* **Given material**
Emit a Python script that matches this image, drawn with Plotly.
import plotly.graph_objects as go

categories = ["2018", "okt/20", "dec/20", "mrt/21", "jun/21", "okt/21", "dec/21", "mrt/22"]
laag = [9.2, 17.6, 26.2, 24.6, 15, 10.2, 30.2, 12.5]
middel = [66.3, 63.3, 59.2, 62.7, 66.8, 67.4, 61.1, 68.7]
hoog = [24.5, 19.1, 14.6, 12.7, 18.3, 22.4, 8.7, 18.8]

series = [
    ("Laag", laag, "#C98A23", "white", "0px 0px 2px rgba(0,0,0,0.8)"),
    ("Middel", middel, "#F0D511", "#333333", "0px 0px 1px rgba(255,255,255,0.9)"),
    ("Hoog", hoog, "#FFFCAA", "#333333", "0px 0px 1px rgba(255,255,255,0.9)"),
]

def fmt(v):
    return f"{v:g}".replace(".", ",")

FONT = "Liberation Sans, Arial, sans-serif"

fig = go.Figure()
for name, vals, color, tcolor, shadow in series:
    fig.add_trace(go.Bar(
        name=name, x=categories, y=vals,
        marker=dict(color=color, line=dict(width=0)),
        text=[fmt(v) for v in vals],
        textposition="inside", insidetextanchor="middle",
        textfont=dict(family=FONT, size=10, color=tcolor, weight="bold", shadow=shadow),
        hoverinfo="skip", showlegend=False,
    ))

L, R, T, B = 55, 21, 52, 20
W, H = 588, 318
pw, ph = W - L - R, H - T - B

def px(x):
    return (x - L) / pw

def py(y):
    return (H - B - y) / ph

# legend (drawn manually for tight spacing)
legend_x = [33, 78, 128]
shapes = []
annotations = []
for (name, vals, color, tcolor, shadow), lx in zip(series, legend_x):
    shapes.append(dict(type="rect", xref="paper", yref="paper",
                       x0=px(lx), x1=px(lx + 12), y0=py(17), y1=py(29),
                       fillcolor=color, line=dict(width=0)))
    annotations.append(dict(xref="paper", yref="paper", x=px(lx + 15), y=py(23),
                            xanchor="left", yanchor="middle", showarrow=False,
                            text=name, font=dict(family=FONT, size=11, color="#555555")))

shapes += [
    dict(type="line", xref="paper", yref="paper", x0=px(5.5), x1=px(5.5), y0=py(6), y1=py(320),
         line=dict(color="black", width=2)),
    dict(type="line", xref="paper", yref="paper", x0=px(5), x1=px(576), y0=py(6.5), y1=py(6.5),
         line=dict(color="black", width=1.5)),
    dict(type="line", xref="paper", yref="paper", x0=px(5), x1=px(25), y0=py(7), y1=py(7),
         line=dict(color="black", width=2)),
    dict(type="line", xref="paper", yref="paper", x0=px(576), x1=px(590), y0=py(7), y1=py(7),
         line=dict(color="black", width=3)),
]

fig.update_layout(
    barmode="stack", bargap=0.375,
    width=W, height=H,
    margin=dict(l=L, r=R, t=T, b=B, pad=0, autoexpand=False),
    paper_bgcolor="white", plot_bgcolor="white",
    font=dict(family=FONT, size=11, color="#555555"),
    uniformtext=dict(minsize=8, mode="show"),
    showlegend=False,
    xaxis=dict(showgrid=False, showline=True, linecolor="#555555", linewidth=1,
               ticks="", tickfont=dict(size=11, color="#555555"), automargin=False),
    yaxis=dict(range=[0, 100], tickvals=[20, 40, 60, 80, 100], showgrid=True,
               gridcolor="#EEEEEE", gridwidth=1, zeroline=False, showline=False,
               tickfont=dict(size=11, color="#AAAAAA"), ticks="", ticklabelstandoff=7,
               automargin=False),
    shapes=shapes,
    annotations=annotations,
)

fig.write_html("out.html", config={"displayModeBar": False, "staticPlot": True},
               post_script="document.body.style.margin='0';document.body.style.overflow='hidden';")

* **Exercise task**
Repeat every line of the material exactly as given.

* **Result**
Emit a Python script that matches this image, drawn with Plotly.
import plotly.graph_objects as go

categories = ["2018", "okt/20", "dec/20", "mrt/21", "jun/21", "okt/21", "dec/21", "mrt/22"]
laag = [9.2, 17.6, 26.2, 24.6, 15, 10.2, 30.2, 12.5]
middel = [66.3, 63.3, 59.2, 62.7, 66.8, 67.4, 61.1, 68.7]
hoog = [24.5, 19.1, 14.6, 12.7, 18.3, 22.4, 8.7, 18.8]

series = [
    ("Laag", laag, "#C98A23", "white", "0px 0px 2px rgba(0,0,0,0.8)"),
    ("Middel", middel, "#F0D511", "#333333", "0px 0px 1px rgba(255,255,255,0.9)"),
    ("Hoog", hoog, "#FFFCAA", "#333333", "0px 0px 1px rgba(255,255,255,0.9)"),
]

def fmt(v):
    return f"{v:g}".replace(".", ",")

FONT = "Liberation Sans, Arial, sans-serif"

fig = go.Figure()
for name, vals, color, tcolor, shadow in series:
    fig.add_trace(go.Bar(
        name=name, x=categories, y=vals,
        marker=dict(color=color, line=dict(width=0)),
        text=[fmt(v) for v in vals],
        textposition="inside", insidetextanchor="middle",
        textfont=dict(family=FONT, size=10, color=tcolor, weight="bold", shadow=shadow),
        hoverinfo="skip", showlegend=False,
    ))

L, R, T, B = 55, 21, 52, 20
W, H = 588, 318
pw, ph = W - L - R, H - T - B

def px(x):
    return (x - L) / pw

def py(y):
    return (H - B - y) / ph

# legend (drawn manually for tight spacing)
legend_x = [33, 78, 128]
shapes = []
annotations = []
for (name, vals, color, tcolor, shadow), lx in zip(series, legend_x):
    shapes.append(dict(type="rect", xref="paper", yref="paper",
                       x0=px(lx), x1=px(lx + 12), y0=py(17), y1=py(29),
                       fillcolor=color, line=dict(width=0)))
    annotations.append(dict(xref="paper", yref="paper", x=px(lx + 15), y=py(23),
                            xanchor="left", yanchor="middle", showarrow=False,
                            text=name, font=dict(family=FONT, size=11, color="#555555")))

shapes += [
    dict(type="line", xref="paper", yref="paper", x0=px(5.5), x1=px(5.5), y0=py(6), y1=py(320),
         line=dict(color="black", width=2)),
    dict(type="line", xref="paper", yref="paper", x0=px(5), x1=px(576), y0=py(6.5), y1=py(6.5),
         line=dict(color="black", width=1.5)),
    dict(type="line", xref="paper", yref="paper", x0=px(5), x1=px(25), y0=py(7), y1=py(7),
         line=dict(color="black", width=2)),
    dict(type="line", xref="paper", yref="paper", x0=px(576), x1=px(590), y0=py(7), y1=py(7),
         line=dict(color="black", width=3)),
]

fig.update_layout(
    barmode="stack", bargap=0.375,
    width=W, height=H,
    margin=dict(l=L, r=R, t=T, b=B, pad=0, autoexpand=False),
    paper_bgcolor="white", plot_bgcolor="white",
    font=dict(family=FONT, size=11, color="#555555"),
    uniformtext=dict(minsize=8, mode="show"),
    showlegend=False,
    xaxis=dict(showgrid=False, showline=True, linecolor="#555555", linewidth=1,
               ticks="", tickfont=dict(size=11, color="#555555"), automargin=False),
    yaxis=dict(range=[0, 100], tickvals=[20, 40, 60, 80, 100], showgrid=True,
               gridcolor="#EEEEEE", gridwidth=1, zeroline=False, showline=False,
               tickfont=dict(size=11, color="#AAAAAA"), ticks="", ticklabelstandoff=7,
               automargin=False),
    shapes=shapes,
    annotations=annotations,
)

fig.write_html("out.html", config={"displayModeBar": False, "staticPlot": True},
               post_script="document.body.style.margin='0';document.body.style.overflow='hidden';")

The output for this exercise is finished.